>>>>
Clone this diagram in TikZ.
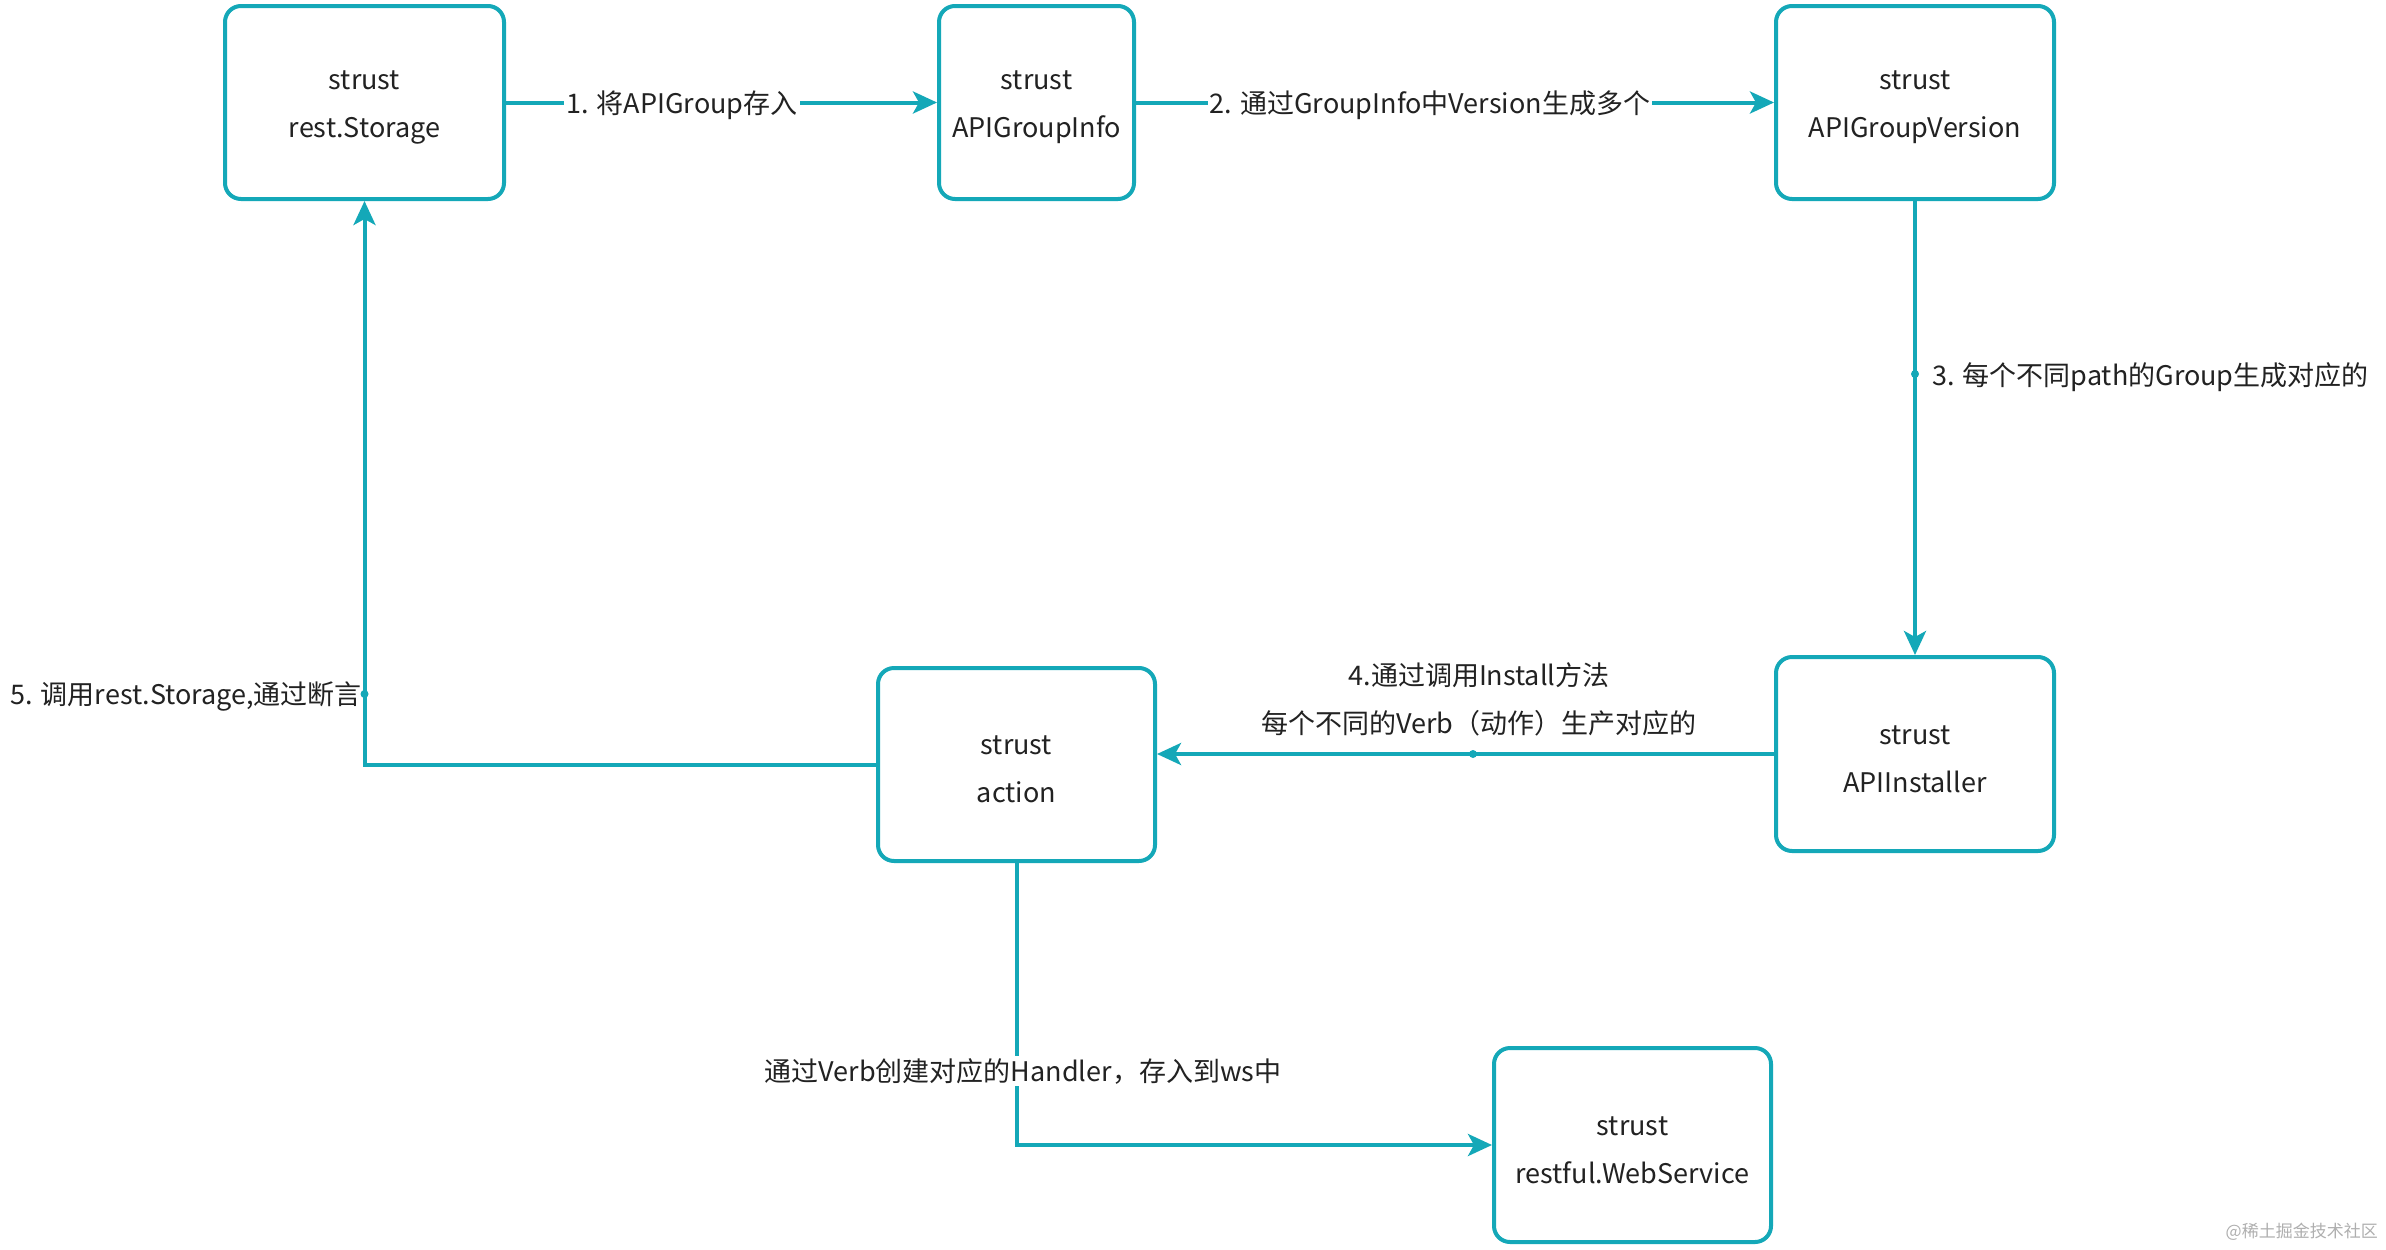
\documentclass[tikz,border=0pt]{standalone}
\usepackage{fontspec}
\setmainfont{Noto Sans CJK SC}
\usetikzlibrary{arrows.meta}
\definecolor{myteal}{RGB}{20,168,184}
\definecolor{txt}{RGB}{34,34,34}
\definecolor{wmark}{RGB}{175,175,175}
\newcommand{\toppad}{\rule{0pt}{29pt}}
\begin{document}
\begin{tikzpicture}[x=1pt,y=-1pt,
  box/.style={draw=myteal, line width=4pt, rounded corners=16pt, minimum height=193pt,
    align=center, font=\fontsize{27}{48}\selectfont, text=txt, inner sep=0pt},
  conn/.style={draw=myteal, line width=4pt, -{Stealth[length=24pt,width=22pt,inset=6pt]}},
  lbl/.style={font=\fontsize{27}{48}\selectfont, text=txt, fill=white, inner sep=2pt, yshift=-3pt},
  plainlbl/.style={font=\fontsize{27}{48}\selectfont, text=txt, inner sep=0pt, align=center, yshift=-3pt},
  dotmark/.style={circle, fill=myteal, inner sep=0pt, minimum size=8pt}]
\useasboundingbox (0,0) rectangle (2386,1250);
\fill[white] (0,0) rectangle (2386,1250);

\node[box, minimum width=279pt] (A) at (364.5,102.5) {\toppad strust\\rest.Storage};
\node[box, minimum width=195pt] (B) at (1036.5,102.5) {\toppad strust\\APIGroupInfo};
\node[box, minimum width=278pt] (C) at (1915,102.5) {\toppad strust\\APIGroupVersion};
\node[box, minimum width=278pt, minimum height=194pt] (D) at (1915,754) {\toppad strust\\APIInstaller};
\node[box, minimum width=277pt] (E) at (1016.5,764.5) {\toppad strust\\action};
\node[box, minimum width=277pt, minimum height=194pt] (F) at (1632.5,1145) {\toppad strust\\restful.WebService};

% 1
\draw[conn] (A.east) -- (B.west);
\node[lbl] (l1) at (682,102) {1. 将APIGroup存入};
% 2
\draw[conn] (B.east) -- (C.west);
\node[lbl] (l2) at (1430,102) {2. 通过GroupInfo中Version生成多个};
% 3
\draw[conn] (C.south) -- (D.north);
\node[dotmark] (d3) at (1915,374) {};
\node[plainlbl, anchor=west] (l3) at (1932,374) {3. 每个不同path的Group生成对应的};
% 4
\draw[conn] (D.west) -- (D.west -| E.east);
\node[dotmark] (d4) at (1473,754) {};
\node[plainlbl] (l4) at (1479,696) {4.通过调用Install方法\\每个不同的Verb（动作）生产对应的};
% 5
\draw[conn] (E.west) -| (A.south);
\node[dotmark] (d5) at (364.5,694) {};
\node[plainlbl, anchor=east] (l5) at (362,694) {5. 调用rest.Storage,通过断言};
% 6
\draw[conn] (E.south) |- (F.west);
\node[lbl] (l6) at (1023,1068) {通过Verb创建对应的Handler，存入到ws中};

\node[font=\fontsize{17}{20}\selectfont, text=wmark, anchor=east, inner sep=0pt] (wm) at (2378,1232) {@稀土掘金技术社区};
\end{tikzpicture}
\end{document}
<<<<
• Task description: From the data above, write out everything exactly except the pictures.

• Task solution:
Clone this diagram in TikZ.
\documentclass[tikz,border=0pt]{standalone}
\usepackage{fontspec}
\setmainfont{Noto Sans CJK SC}
\usetikzlibrary{arrows.meta}
\definecolor{myteal}{RGB}{20,168,184}
\definecolor{txt}{RGB}{34,34,34}
\definecolor{wmark}{RGB}{175,175,175}
\newcommand{\toppad}{\rule{0pt}{29pt}}
\begin{document}
\begin{tikzpicture}[x=1pt,y=-1pt,
  box/.style={draw=myteal, line width=4pt, rounded corners=16pt, minimum height=193pt,
    align=center, font=\fontsize{27}{48}\selectfont, text=txt, inner sep=0pt},
  conn/.style={draw=myteal, line width=4pt, -{Stealth[length=24pt,width=22pt,inset=6pt]}},
  lbl/.style={font=\fontsize{27}{48}\selectfont, text=txt, fill=white, inner sep=2pt, yshift=-3pt},
  plainlbl/.style={font=\fontsize{27}{48}\selectfont, text=txt, inner sep=0pt, align=center, yshift=-3pt},
  dotmark/.style={circle, fill=myteal, inner sep=0pt, minimum size=8pt}]
\useasboundingbox (0,0) rectangle (2386,1250);
\fill[white] (0,0) rectangle (2386,1250);

\node[box, minimum width=279pt] (A) at (364.5,102.5) {\toppad strust\\rest.Storage};
\node[box, minimum width=195pt] (B) at (1036.5,102.5) {\toppad strust\\APIGroupInfo};
\node[box, minimum width=278pt] (C) at (1915,102.5) {\toppad strust\\APIGroupVersion};
\node[box, minimum width=278pt, minimum height=194pt] (D) at (1915,754) {\toppad strust\\APIInstaller};
\node[box, minimum width=277pt] (E) at (1016.5,764.5) {\toppad strust\\action};
\node[box, minimum width=277pt, minimum height=194pt] (F) at (1632.5,1145) {\toppad strust\\restful.WebService};

% 1
\draw[conn] (A.east) -- (B.west);
\node[lbl] (l1) at (682,102) {1. 将APIGroup存入};
% 2
\draw[conn] (B.east) -- (C.west);
\node[lbl] (l2) at (1430,102) {2. 通过GroupInfo中Version生成多个};
% 3
\draw[conn] (C.south) -- (D.north);
\node[dotmark] (d3) at (1915,374) {};
\node[plainlbl, anchor=west] (l3) at (1932,374) {3. 每个不同path的Group生成对应的};
% 4
\draw[conn] (D.west) -- (D.west -| E.east);
\node[dotmark] (d4) at (1473,754) {};
\node[plainlbl] (l4) at (1479,696) {4.通过调用Install方法\\每个不同的Verb（动作）生产对应的};
% 5
\draw[conn] (E.west) -| (A.south);
\node[dotmark] (d5) at (364.5,694) {};
\node[plainlbl, anchor=east] (l5) at (362,694) {5. 调用rest.Storage,通过断言};
% 6
\draw[conn] (E.south) |- (F.west);
\node[lbl] (l6) at (1023,1068) {通过Verb创建对应的Handler，存入到ws中};

\node[font=\fontsize{17}{20}\selectfont, text=wmark, anchor=east, inner sep=0pt] (wm) at (2378,1232) {@稀土掘金技术社区};
\end{tikzpicture}
\end{document}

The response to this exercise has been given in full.